Ancient China
Paleolithic and Neolithic Eras in China
The first Homo erectus remains found in what is now China are of the famous Peking Man (H. erectus pekinensis). Estimated to be 230,000 to 500,000 years old, the remains of this ancient specimen were excavated in the 1920s and 1930s from a cave near the small village of Zhoukoudian, located southwest of Beijing (this cave is now a World Heritage Site). Unfortunately, many of the fossilized remains of Peking Man disappeared during the sevacuation of Beijing during World War II and have never been rediscovered.

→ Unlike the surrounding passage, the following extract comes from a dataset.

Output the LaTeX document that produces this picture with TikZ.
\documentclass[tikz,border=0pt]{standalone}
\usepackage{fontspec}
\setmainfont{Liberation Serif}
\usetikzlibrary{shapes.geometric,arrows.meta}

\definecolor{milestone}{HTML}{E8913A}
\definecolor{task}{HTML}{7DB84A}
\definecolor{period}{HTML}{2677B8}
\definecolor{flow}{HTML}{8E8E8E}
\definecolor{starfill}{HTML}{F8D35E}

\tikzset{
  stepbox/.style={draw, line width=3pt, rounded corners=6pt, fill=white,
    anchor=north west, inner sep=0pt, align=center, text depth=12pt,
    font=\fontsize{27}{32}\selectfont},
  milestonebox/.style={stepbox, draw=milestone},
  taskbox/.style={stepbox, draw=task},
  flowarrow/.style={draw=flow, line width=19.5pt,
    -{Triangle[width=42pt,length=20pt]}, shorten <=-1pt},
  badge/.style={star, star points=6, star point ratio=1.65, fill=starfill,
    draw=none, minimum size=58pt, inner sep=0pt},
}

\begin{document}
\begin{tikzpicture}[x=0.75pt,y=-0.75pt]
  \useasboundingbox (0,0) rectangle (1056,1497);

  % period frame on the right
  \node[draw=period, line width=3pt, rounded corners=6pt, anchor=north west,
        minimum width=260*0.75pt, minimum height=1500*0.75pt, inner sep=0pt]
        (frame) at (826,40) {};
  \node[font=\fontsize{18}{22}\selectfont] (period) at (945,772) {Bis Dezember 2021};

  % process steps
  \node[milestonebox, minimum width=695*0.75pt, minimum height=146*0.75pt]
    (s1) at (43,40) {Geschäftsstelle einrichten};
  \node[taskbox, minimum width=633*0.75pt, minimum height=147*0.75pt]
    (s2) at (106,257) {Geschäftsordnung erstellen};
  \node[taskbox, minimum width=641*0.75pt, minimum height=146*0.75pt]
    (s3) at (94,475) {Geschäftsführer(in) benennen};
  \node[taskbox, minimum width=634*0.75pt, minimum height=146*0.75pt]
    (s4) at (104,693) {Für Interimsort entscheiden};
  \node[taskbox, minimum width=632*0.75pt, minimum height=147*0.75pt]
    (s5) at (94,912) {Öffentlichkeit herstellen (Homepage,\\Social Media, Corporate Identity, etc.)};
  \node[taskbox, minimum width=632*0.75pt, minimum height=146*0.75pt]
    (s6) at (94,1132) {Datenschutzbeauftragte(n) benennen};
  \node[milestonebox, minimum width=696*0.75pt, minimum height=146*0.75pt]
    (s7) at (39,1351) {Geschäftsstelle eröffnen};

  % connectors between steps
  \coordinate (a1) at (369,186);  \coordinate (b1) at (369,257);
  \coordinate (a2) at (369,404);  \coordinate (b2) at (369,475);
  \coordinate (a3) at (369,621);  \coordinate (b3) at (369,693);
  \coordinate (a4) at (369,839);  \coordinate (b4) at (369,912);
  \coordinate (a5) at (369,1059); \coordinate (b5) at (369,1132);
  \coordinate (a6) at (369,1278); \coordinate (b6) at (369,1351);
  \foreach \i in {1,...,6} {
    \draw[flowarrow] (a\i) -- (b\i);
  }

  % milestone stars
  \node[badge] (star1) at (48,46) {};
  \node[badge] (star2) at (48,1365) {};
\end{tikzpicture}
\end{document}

In 1963, additional and more ancient Homo erectus fossils were found in Lantian County in Shaanxi Province. This discovery pushed the known date of human habitation in China back to more than one million years before the present day.
The latest (1999) fossil finds at Renzidong Cave in eastern China’s Anhui Province have yielded even older small tools that may have belonged to Homo erectus, along with the bones of slain animals. They suggest that Homo erectus was established in the area more than two million years ago.
Evidence of numerous Neolithic cultures has been found throughout China. Many of these archaeological sites are located near the Huang He (Yellow River) and the upper stretches of its tributary, the Wei He (Wei River). There are also several sites in the south, near the mouth of the Chang Jiang (Yangtze River), in Zhejiang Province. Archaeologists believe that by the end of the 3rd millennium B.C.E. two socially stratified regional cultures had developed: the northern Longshan, centered along the lower and middle stretches of the Huang He, and the southern Liangzhu, located along the lower Chang Jiang.
Discoveries in the eastern Sichuan Pendi (Szechwan Basin) and the Three Gorges area have also established the existence of separate Late Neolithic cultures in this region: the Shijiahe to the west and the Baobun to the east.